Momentum is often considered from the scientific perspective: An object in motion stays in motion. However, academic momentum is not as consistent. Instead, professors often find that student engagement has the tendency to wane near the end of the semester. This can be frustrating for both professors and students, which oftentimes leads to emotional burnout for both parties. Maintaining a consistent academic momentum in the classroom is essential for avoiding an end-of-the-year slump for both you and your students.
In order for class time to be beneficial for both student and professor, the time spent in the classroom must remain engaging. According to a study by Van Blerkom (1992), higher amounts of class attendance was a powerful predictor for better grades, which is problematic because students were less likely to attend at the end of the semester. Students who are unmotivated cannot learn well, and although motivation is inherently intrinsic, students can be set on the path of motivation when class time is incentivized.
One way to incentivize class is to increase the opportunity costs of not attending. In other words, ensuring that the perceived cost of not coming to class is much higher than the cost of attending. Actively develop the relationship between good grades and class attendance by having a balanced lecture and material ratio. For example, presenting key information that will translate into specific test questions and cannot be found solely in course materials. Although there are limitations to attendance expectations, such as personal issues arising for students, understanding and cooperation in the professor-student relationship can mitigate such effects and develops stronger reciprocal bonds.

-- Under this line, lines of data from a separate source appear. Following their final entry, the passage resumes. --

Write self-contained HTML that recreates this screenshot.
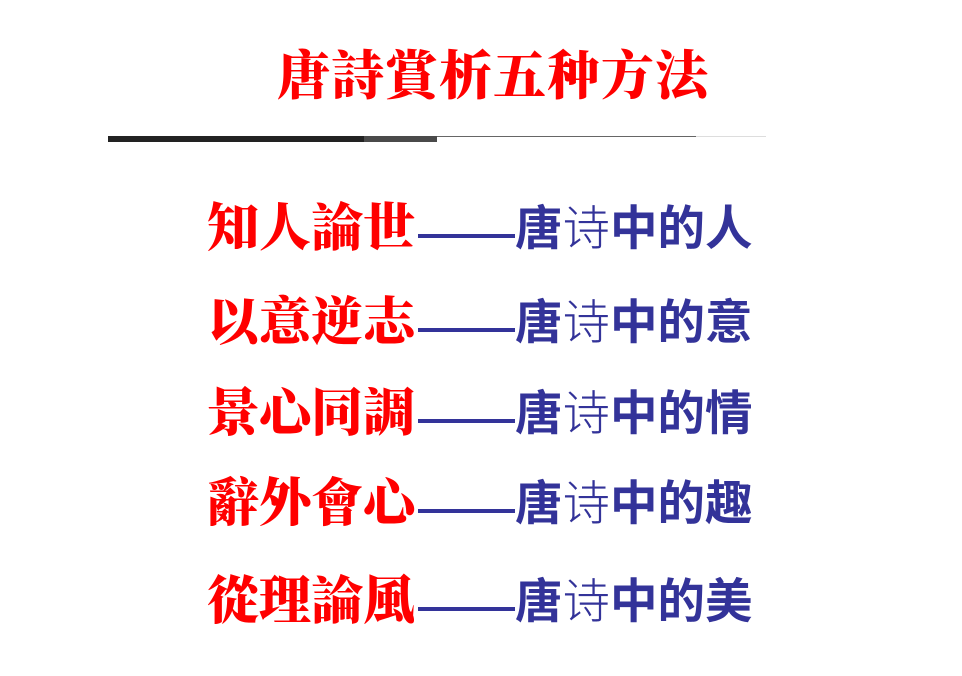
<!DOCTYPE html>
<html><head><meta charset="utf-8"><style>
html,body{margin:0;padding:0;background:#fff;width:962px;height:676px;overflow:hidden;position:relative}
.t{position:absolute;left:277px;top:47px;width:440px;height:60px;line-height:60px;font-family:"Liberation Serif","Noto Serif CJK SC",serif;font-weight:900;font-size:53px;color:#ff0000;white-space:nowrap;letter-spacing:1px}
.l{position:absolute}
.row{position:absolute;left:0;width:962px;height:60px}
.r{position:absolute;left:207px;top:0;height:60px;line-height:60px;font-family:"Liberation Serif","Noto Serif CJK SC",serif;font-weight:900;font-size:52px;color:#ff0000;white-space:nowrap}
.d{position:absolute;left:418px;width:97px;height:4px;background:#333399;top:34px}
.b{position:absolute;left:515px;top:0;height:60px;line-height:60px;font-family:"Liberation Sans","Noto Sans CJK SC",sans-serif;font-weight:700;font-size:47.5px;color:#333399;white-space:nowrap}
.b span{font-weight:300}
</style></head><body>
<div class="t">唐詩賞析五种方法</div>
<div class="l" style="left:108px;top:136px;width:256px;height:6px;background:#222"></div>
<div class="l" style="left:364px;top:136px;width:73px;height:6px;background:#4a4a4a"></div>
<div class="l" style="left:437px;top:136px;width:259px;height:1px;background:#666"></div>
<div class="l" style="left:696px;top:136px;width:70px;height:1px;background:#ddd"></div>

<div class="row" style="top:200px"><div class="r">知人論世</div><div class="d"></div><div class="b">唐<span>诗</span>中的人</div></div>
<div class="row" style="top:294px"><div class="r">以意逆志</div><div class="d"></div><div class="b">唐<span>诗</span>中的意</div></div>
<div class="row" style="top:385px"><div class="r">景心同調</div><div class="d"></div><div class="b">唐<span>诗</span>中的情</div></div>
<div class="row" style="top:475px"><div class="r">辭外會心</div><div class="d"></div><div class="b">唐<span>诗</span>中的趣</div></div>
<div class="row" style="top:573px"><div class="r">從理論風</div><div class="d"></div><div class="b">唐<span>诗</span>中的美</div></div>
</body></html>
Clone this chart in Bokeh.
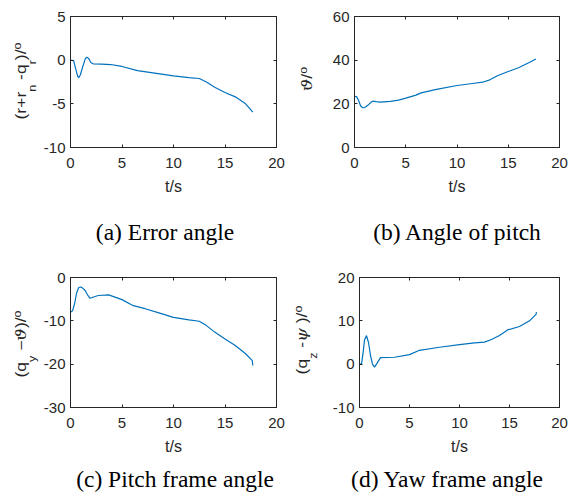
from bokeh.plotting import figure
from bokeh.models import Range1d, LinearAxis, FixedTicker, Div
from bokeh.layouts import row, column
from bokeh.embed import file_html
from bokeh.resources import INLINE

# ---------------- data ----------------
x_ticks = [0, 5, 10, 15, 20]

t_a = [0, 0.3, 0.55, 0.7, 0.8, 0.95, 1.2, 1.45, 1.6, 1.75, 2.0, 2.2, 3.0, 3.9, 5.0, 6.5, 8.0,
       10.0, 11.5, 12.5, 13.2, 14.0, 15.0, 16.0, 17.0, 17.7]
err_a = [0, -0.05, -1.2, -1.85, -2.0, -1.7, -0.7, 0.2, 0.35, 0.2, -0.3, -0.42, -0.45, -0.5,
         -0.72, -1.2, -1.45, -1.8, -2.0, -2.1, -2.5, -3.1, -3.7, -4.2, -5.0, -5.95]
yticks_a = [-10, -5, 0, 5]

t_b = [0, 0.2, 0.4, 0.6, 0.8, 1.0, 1.3, 1.6, 1.8, 2.1, 2.5, 3.5, 4.3, 5.0, 6.0, 6.5, 8.0,
       10.0, 11.5, 12.5, 13.2, 14.0, 15.0, 16.0, 17.0, 17.7]
pitch_b = [23.4, 23.3, 21.5, 19.0, 18.2, 18.3, 19.3, 20.7, 21.2, 21.0, 20.8, 21.1, 21.7, 22.6,
           24.0, 25.0, 26.6, 28.4, 29.3, 29.9, 31.0, 33.0, 34.8, 36.5, 38.8, 40.5]
yticks_b = [0, 20, 40, 60]

t_c = [0, 0.2, 0.4, 0.6, 0.8, 1.0, 1.2, 1.42, 1.65, 1.9, 2.24, 2.7, 3.7, 5.0, 6.1, 7.25, 8.5,
       10.0, 11.5, 12.5, 13.2, 14.0, 15.0, 16.0, 17.0, 17.65, 17.7]
frame_c = [-8.0, -7.7, -6.0, -3.5, -2.3, -2.2, -2.5, -3.0, -4.0, -4.8, -4.5, -4.15, -4.0, -5.1,
           -6.5, -7.2, -8.1, -9.2, -9.8, -10.1, -11.1, -12.6, -14.2, -15.7, -17.6, -19.2, -20.3]
yticks_c = [-30, -20, -10, 0]

t_d = [0, 0.2, 0.35, 0.5, 0.7, 0.9, 1.1, 1.3, 1.5, 1.7, 2.1, 3.5, 5.0, 6.0, 8.0, 10.0, 11.5,
       12.5, 13.2, 14.0, 14.8, 16.0, 17.0, 17.65, 17.7]
yaw_d = [0.1, 0.0, 2.5, 5.5, 6.6, 5.0, 2.0, 0.0, -0.7, 0.0, 1.5, 1.6, 2.2, 3.2, 3.9, 4.5, 4.9,
         5.1, 5.7, 6.6, 7.9, 8.7, 10.0, 11.5, 12.0]
yticks_d = [-10, 0, 10, 20]

x_label = "t/s"
captions = ["(a) Error angle", "(b) Angle of pitch", "(c) Pitch frame angle", "(d) Yaw frame angle"]

SUB = '<span style="font-size:10px;line-height:0;position:relative;top:10px">{}</span>'
SUP = '<span style="font-size:10px;line-height:0;position:relative;top:-5.5px">{}</span>'
GRK = '<span style="font-family:\'DejaVu Serif\';font-style:italic">{}</span>'
ylabels = [
    "(r+r" + SUB.format("n") + " -q" + SUB.format("r") + ")/" + SUP.format("o"),
    GRK.format("\u03d1") + "/" + SUP.format("o"),
    "(q" + SUB.format("y") + " \u2212" + GRK.format("\u03d1") + ")/" + SUP.format("o"),
    "(q" + SUB.format("z") + " -" + GRK.format("\u03c8") + " )/" + SUP.format("o"),
]

# ---------------- styling ----------------
AX = "#262626"
LINE = "#0072BD"
SANS = "Liberation Sans"


def style_axis(ax, ticks, show_labels, standoff):
    ax.ticker = FixedTicker(ticks=ticks)
    ax.minor_tick_line_color = None
    ax.major_tick_in = 3
    ax.major_tick_out = 0
    ax.major_tick_line_color = AX
    ax.axis_line_color = AX
    ax.axis_line_width = 1
    if show_labels:
        ax.major_label_overrides = {v: str(v) for v in ticks}
        ax.major_label_text_font = SANS
        ax.major_label_text_font_size = "15px"
        ax.major_label_text_color = AX
        ax.major_label_standoff = standoff
    else:
        ax.major_label_text_font_size = "0px"
        ax.major_label_text_color = None
        ax.major_label_standoff = 0


def make_panel(t, y, yr, yticks, w, h, left, right, top, bottom):
    p = figure(width=w, height=h, x_range=Range1d(0, 20), y_range=Range1d(yr[0], yr[1]),
               output_backend="svg", toolbar_location=None,
               min_border_left=left, min_border_right=right,
               min_border_top=top, min_border_bottom=bottom,
               background_fill_color="white", border_fill_color="white",
               outline_line_color=AX)
    p.grid.visible = False
    p.line(t, y, line_color=LINE, line_width=1.2)
    style_axis(p.xaxis[0], x_ticks, True, 10)
    style_axis(p.yaxis[0], yticks, True, 5)
    p.xaxis[0].axis_label = x_label
    p.xaxis[0].axis_label_text_font = SANS
    p.xaxis[0].axis_label_text_font_size = "16px"
    p.xaxis[0].axis_label_text_font_style = "normal"
    p.xaxis[0].axis_label_text_color = AX
    p.xaxis[0].axis_label_standoff = 7
    top_ax = LinearAxis()
    style_axis(top_ax, x_ticks, False, 0)
    p.add_layout(top_ax, "above")
    right_ax = LinearAxis()
    style_axis(right_ax, yticks, False, 0)
    p.add_layout(right_ax, "right")
    return p


def ylabel_div(html, w, h, cx, cy):
    inner = (f'<div style="position:relative;width:{w}px;height:{h}px;">'
             f'<div style="position:absolute;left:{cx}px;top:{cy}px;'
             f'transform:translate(-50%,-50%) rotate(-90deg) scale(1.25,1);'
             f'white-space:nowrap;font-family:\'{SANS}\';font-size:14px;line-height:14px;'
             f'color:{AX};">{html}</div></div>')
    return Div(text=inner, width=w, height=h, margin=0)


def caption_div(text, w, h, cx, top):
    inner = (f'<div style="position:relative;width:{w}px;height:{h}px;">'
             f'<div style="position:absolute;left:{cx}px;top:{top}px;transform:translateX(-50%);'
             f'white-space:nowrap;font-family:\'Liberation Serif\';font-size:23.5px;'
             f'line-height:23.5px;color:black;">{text}</div></div>')
    return Div(text=inner, width=w, height=h, margin=0)


yr_a, yr_b, yr_c, yr_d = (-10, 5), (0, 60), (-30, 0), (-10, 20)
YW = 40  # width of y-label strip

pa = make_panel(t_a, err_a, yr_a, yticks_a, 289 - YW, 200, 30, 13, 16, 53)
pb = make_panel(t_b, pitch_b, yr_b, yticks_b, 290 - YW, 200, 24, 20, 16, 53)
pc = make_panel(t_c, frame_c, yr_c, yticks_c, 289 - YW, 210, 30, 13, 27, 53)
pd = make_panel(t_d, yaw_d, yr_d, yticks_d, 290 - YW, 210, 24, 20, 27, 53)

cell_a = column(row(ylabel_div(ylabels[0], YW, 200, 20.5, 80.5), pa),
                caption_div(captions[0], 289, 50, 165, 20.8))
cell_b = column(row(ylabel_div(ylabels[1], YW, 200, 18, 78.5), pb),
                caption_div(captions[1], 290, 50, 168, 20.8))
cell_c = column(row(ylabel_div(ylabels[2], YW, 210, 20.5, 94), pc),
                caption_div(captions[2], 289, 42, 175, 8.3))
cell_d = column(row(ylabel_div(ylabels[3], YW, 210, 12.5, 90), pd),
                caption_div(captions[3], 290, 42, 158, 8.3))

layout = column(row(cell_a, cell_b), row(cell_c, cell_d))

with open("out.html", "w") as f:
    f.write(file_html(layout, INLINE))
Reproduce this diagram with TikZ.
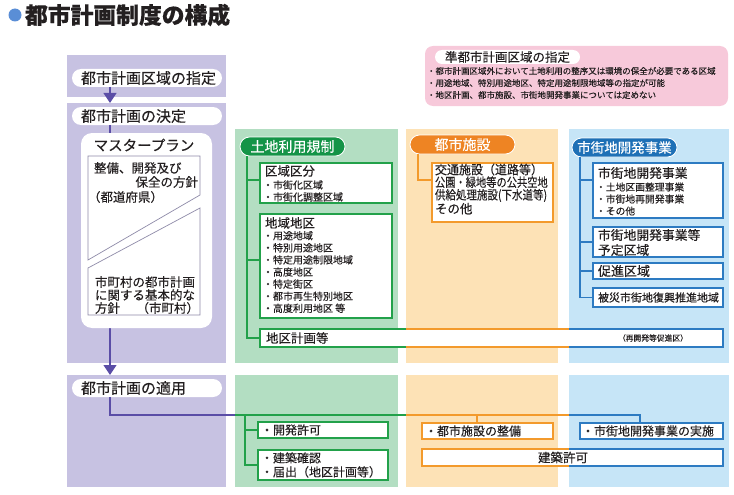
\documentclass[tikz,border=0pt]{standalone}
\usepackage{fontspec}
\usepackage{graphicx}
\setmainfont{Noto Sans CJK JP}[FakeBold=0.3]
\usetikzlibrary{arrows.meta}
\definecolor{purcol}{HTML}{C7C2E2}
\definecolor{purln}{HTML}{5A4DA6}
\definecolor{grncol}{HTML}{B3DEC2}
\definecolor{grnln}{HTML}{22A14A}
\definecolor{grnpill}{HTML}{149447}
\definecolor{orgcol}{HTML}{FDE2B6}
\definecolor{orgln}{HTML}{F39A2C}
\definecolor{orgpill}{HTML}{EE8423}
\definecolor{blucol}{HTML}{C6E5F7}
\definecolor{bluln}{HTML}{2D7BC2}
\definecolor{blupill}{HTML}{1E70B6}
\definecolor{pinkbg}{HTML}{F7C9DA}
\definecolor{txt}{HTML}{231F20}
\definecolor{ttlblue}{HTML}{5A8ED6}
\definecolor{mpline}{HTML}{8E8AA8}
\newcommand{\fs}[2]{\fontsize{#1}{#2}\selectfont}
\begin{document}
\begin{tikzpicture}[x=1pt,y=-1pt,
  every node/.style={inner sep=0pt, outer sep=0pt, text=txt},
  rect/.style={anchor=north west},
  wpill/.style={rect, fill=white, rounded corners=9pt, minimum height=18pt,
    text width=132pt, inner xsep=9pt, align=left, font=\fs{15}{16}},
  cpill/.style={rect, rounded corners=9.5pt, minimum height=19pt, text=white,
    font=\fs{14}{16}, draw=white, line width=0.8pt},
  gbox/.style={rect, fill=white, draw=grnln, line width=1.3pt},
  obox/.style={rect, fill=white, draw=orgln, line width=1.3pt},
  bbox/.style={rect, fill=white, draw=bluln, line width=1.3pt},
  purline/.style={draw=purln, line width=1.3pt},
  grnline/.style={draw=grnln, line width=1.3pt},
  orgline/.style={draw=orgln, line width=1.3pt},
  bluline/.style={draw=bluln, line width=1.3pt},
  purarrow/.style={purline, -{Triangle[width=13pt,length=10pt]}},
  lbl/.style={anchor=west, align=left}
]
\useasboundingbox (0,0) rectangle (734,495);

% title
\node[circle, fill=ttlblue, minimum size=13pt] (dot) at (15,15) {};
\node[anchor=west, font=\bfseries\fs{22.8}{26}] (ttl) at (25,15) {都市計画制度の構成};

% column backgrounds
\node[rect, fill=purcol, minimum width=159pt, minimum height=42pt] (pur1) at (67,55) {};
\node[rect, fill=purcol, minimum width=159pt, minimum height=260pt] (pur2) at (67,103) {};
\node[rect, fill=purcol, minimum width=159pt, minimum height=112pt] (pur3) at (67,375) {};
\node[rect, fill=grncol, minimum width=163pt, minimum height=234pt] (grn2) at (235,129) {};
\node[rect, fill=grncol, minimum width=163pt, minimum height=112pt] (grn3) at (235,375) {};
\node[rect, fill=orgcol, minimum width=152pt, minimum height=234pt] (org2) at (406,129) {};
\node[rect, fill=orgcol, minimum width=152pt, minimum height=112pt] (org3) at (406,375) {};
\node[rect, fill=blucol, minimum width=160pt, minimum height=234pt] (blu2) at (569,129) {};
\node[rect, fill=blucol, minimum width=160pt, minimum height=112pt] (blu3) at (569,375) {};

% pink box
\node[rect, fill=pinkbg, rounded corners=8pt, minimum width=303pt, minimum height=60pt] (pk) at (425,46) {};
\node[rect, fill=white, rounded corners=7pt, minimum width=145pt, minimum height=14pt, font=\fs{12.5}{14}] (pkt) at (435,50) {準都市計画区域の指定};
\node[lbl, font=\fs{8.5}{12}] (pkl) at (427,83) {・都市計画区域外において土地利用の整序又は環境の保全が必要である区域\\・用途地域、特別用途地区、特定用途制限地域等の指定が可能\\・地区計画、都市施設、市街地開発事業については定めない};

% purple column
\node[wpill] (pl1) at (72,69) {都市計画区域の指定};
\node[wpill] (pl2) at (72,107) {都市計画の決定};
\node[wpill] (pl3) at (72,379) {都市計画の適用};
\coordinate (sp) at (110,0);
\draw[purarrow] (sp |- pl1.south) -- (sp |- pur2.north);
\draw[purarrow] (sp |- pl2.south) -- (sp |- pur3.north);

% master plan
\node[rect, fill=white, rounded corners=11pt, minimum width=131pt, minimum height=195pt] (mp) at (81,133) {};
\node[font=\fs{14.5}{16}] (mpt) at (144,145) {マスタープラン};
\draw[mpline, line width=0.7pt] (88,156) -- (200,156) -- (200,195) -- (88,260) -- cycle;
\draw[mpline, line width=0.7pt] (88,268) -- (200,208) -- (200,315) -- (88,315) -- cycle;
\node[anchor=west, font=\fs{12.5}{14}] (mp1) at (94,168) {整備、開発及び};
\node[anchor=east, font=\fs{12.5}{14}] (mp2) at (198,182) {保全の方針};
\node[anchor=west, font=\fs{12.5}{14}] (mp3) at (88,197) {（都道府県）};
\node[lbl, font=\fs{12.5}{13}] (mp4) at (95,295) {市町村の都市計画\\に関する基本的な\\方針};
\node[anchor=east, font=\fs{12.5}{14}] (mp5) at (199,308) {（市町村）};

% green column
\node[cpill, fill=grnpill, minimum width=105pt] (gp) at (240,137) {土地利用規制};
\node[gbox, minimum width=132pt, minimum height=40pt] (g1) at (260,163) {};
\node[anchor=west, font=\fs{12.5}{14}] (g1t) at (265,171) {区域区分};
\node[lbl, font=\fs{10}{12}] (g1l) at (263,191) {・市街化区域\\・市街化調整区域};
\node[gbox, minimum width=132pt, minimum height=104pt] (g2) at (260,214) {};
\node[anchor=west, font=\fs{12.5}{14}] (g2t) at (265,223) {地域地区};
\node[lbl, font=\fs{10}{12.1}] (g2l) at (263,272) {・用途地域\\・特別用途地区\\・特定用途制限地域\\・高度地区\\・特定街区\\・都市再生特別地区\\・高度利用地区 等};
\node[rect, fill=white, minimum width=463pt, minimum height=18pt] (gk) at (260,329) {};
\coordinate (ox) at (406,0);
\coordinate (bx) at (569,0);
\draw[grnline] (gk.north west -| ox) -- (gk.north west) -- (gk.south west) -- (gk.south west -| ox);
\draw[orgline] (gk.north west -| ox) -- (gk.north west -| bx);
\draw[orgline] (gk.south west -| ox) -- (gk.south west -| bx);
\draw[bluline] (gk.north west -| bx) -- (gk.north east) -- (gk.south east) -- (gk.south west -| bx);
\node[anchor=west, font=\fs{12.5}{14}] (gkt) at (266,338) {地区計画等};
\node[font=\fs{7.8}{9}] (gkn) at (653,338) {（再開発等促進区）};
\coordinate (gs) at (247,0);
\coordinate (yg1) at (0,180);
\coordinate (yg2) at (0,260);
\draw[grnline] (gs |- gp.south) |- (gk.west);
\draw[grnline] (gs |- yg1) -- (g1.west |- yg1);
\draw[grnline] (gs |- yg2) -- (g2.west |- yg2);

% orange column
\node[cpill, fill=orgpill, minimum width=105pt] (op) at (410,135) {都市施設};
\node[obox, minimum width=121pt, minimum height=59pt] (o1) at (432,163) {};
\node[lbl, font=\fs{12.5}{12.6}] (o1t) at (435,189) {\scalebox{0.96}[1]{交通施設（道路等）}\\\scalebox{0.82}[1]{公園・緑地等の公共空地}\\\scalebox{0.84}[1]{供給処理施設(下水道等)}\\その他};
\coordinate (os) at (418,0);
\draw[orgline] (os |- op.south) |- (o1.west |- yg1);

% blue column
\node[cpill, fill=blupill, minimum width=105pt, font=\fs{13.5}{16}] (bp) at (572,138) {市街地開発事業};
\node[bbox, minimum width=130pt, minimum height=55pt] (b1) at (593,163) {};
\node[anchor=west, font=\fs{12.8}{14}] (b1t) at (598,173) {市街地開発事業};
\node[lbl, font=\fs{9.8}{12}] (b1l) at (596,199) {・土地区画整理事業\\・市街地再開発事業\\・その他};
\node[bbox, minimum width=130pt, minimum height=30pt] (b2) at (593,227) {};
\node[lbl, font=\fs{12.8}{15}] (b2t) at (598,242.5) {市街地開発事業等\\予定区域};
\node[bbox, minimum width=130pt, minimum height=16pt] (b3) at (593,263) {};
\node[anchor=west, font=\fs{13}{14}] (b3t) at (598,271) {促進区域};
\node[bbox, minimum width=130pt, minimum height=19pt] (b4) at (593,288) {};
\node[anchor=west, font=\fs{11}{13}] (b4t) at (598,297.5) {被災市街地復興推進地域};
\coordinate (bs) at (580,0);
\draw[bluline] (bs |- bp.south) |- (b4.west);
\draw[bluline] (bs |- yg1) -- (b1.west |- yg1);
\draw[bluline] (bs |- b2.west) -- (b2.west);
\draw[bluline] (bs |- b3.west) -- (b3.west);

% bottom row
\node[gbox, minimum width=130pt, minimum height=16pt] (gb1) at (258,422) {};
\node[anchor=west, font=\fs{12}{14}] (gb1t) at (261,430) {・開発許可};
\node[gbox, minimum width=130pt, minimum height=30pt] (gb2) at (258,450) {};
\node[lbl, font=\fs{12}{14}] (gb2t) at (261,465) {・建築確認\\・届出（地区計画等）};
\node[obox, minimum width=131pt, minimum height=16pt] (ob1) at (422,423) {};
\node[anchor=west, font=\fs{12}{14}] (ob1t) at (425,431) {・都市施設の整備};
\node[bbox, minimum width=143pt, minimum height=16pt] (bb1) at (580,423) {};
\node[anchor=west, font=\fs{12}{14}] (bb1t) at (582,431) {・市街地開発事業の実施};
\node[rect, fill=white, minimum width=301pt, minimum height=17pt] (kk) at (422,449) {};
\draw[orgline] (kk.north west -| bx) -- (kk.north west) -- (kk.south west) -- (kk.south west -| bx);
\draw[bluline] (kk.north west -| bx) -- (kk.north east) -- (kk.south east) -- (kk.south west -| bx);
\node[font=\fs{12.5}{14}] (kkt) at (563,457.5) {建築許可};

\coordinate (hy) at (0,415);
\coordinate (gx) at (245,0);
\coordinate (oxx) at (477,0);
\coordinate (bxx) at (640,0);
\draw[purline] (sp |- pl3.south) |- (grn3.west |- hy);
\draw[grnline] (grn3.west |- hy) -- (org3.west |- hy);
\draw[orgline] (org3.west |- hy) -- (blu3.west |- hy);
\draw[bluline] (blu3.west |- hy) -| (bxx |- bb1.north);
\draw[grnline] (gx |- hy) |- (gb2.west);
\draw[grnline] (gx |- gb1.west) -- (gb1.west);
\draw[orgline] (oxx |- hy) -- (oxx |- ob1.north);
\end{tikzpicture}
\end{document}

Another way to incentivize class time is to allow students to work long-term projects and cooperative learning assignments during lecture times. Long-term assignments with incremental, short-term parts that align with the lecture allow students time to actively apply their lessons to the project while receiving necessary feedback. When students participate in cooperative projects with their classmates, they facilitate their own learning with the added benefit of social bonding; studies have shown that commitments to others in social groups lessens the effects of stress on students.
Facilitating continuous participation and engagement requires students to perceive class time to be a profitable endeavor. As a professor, incentivizing class time is a powerful tool for maintaining student momentum.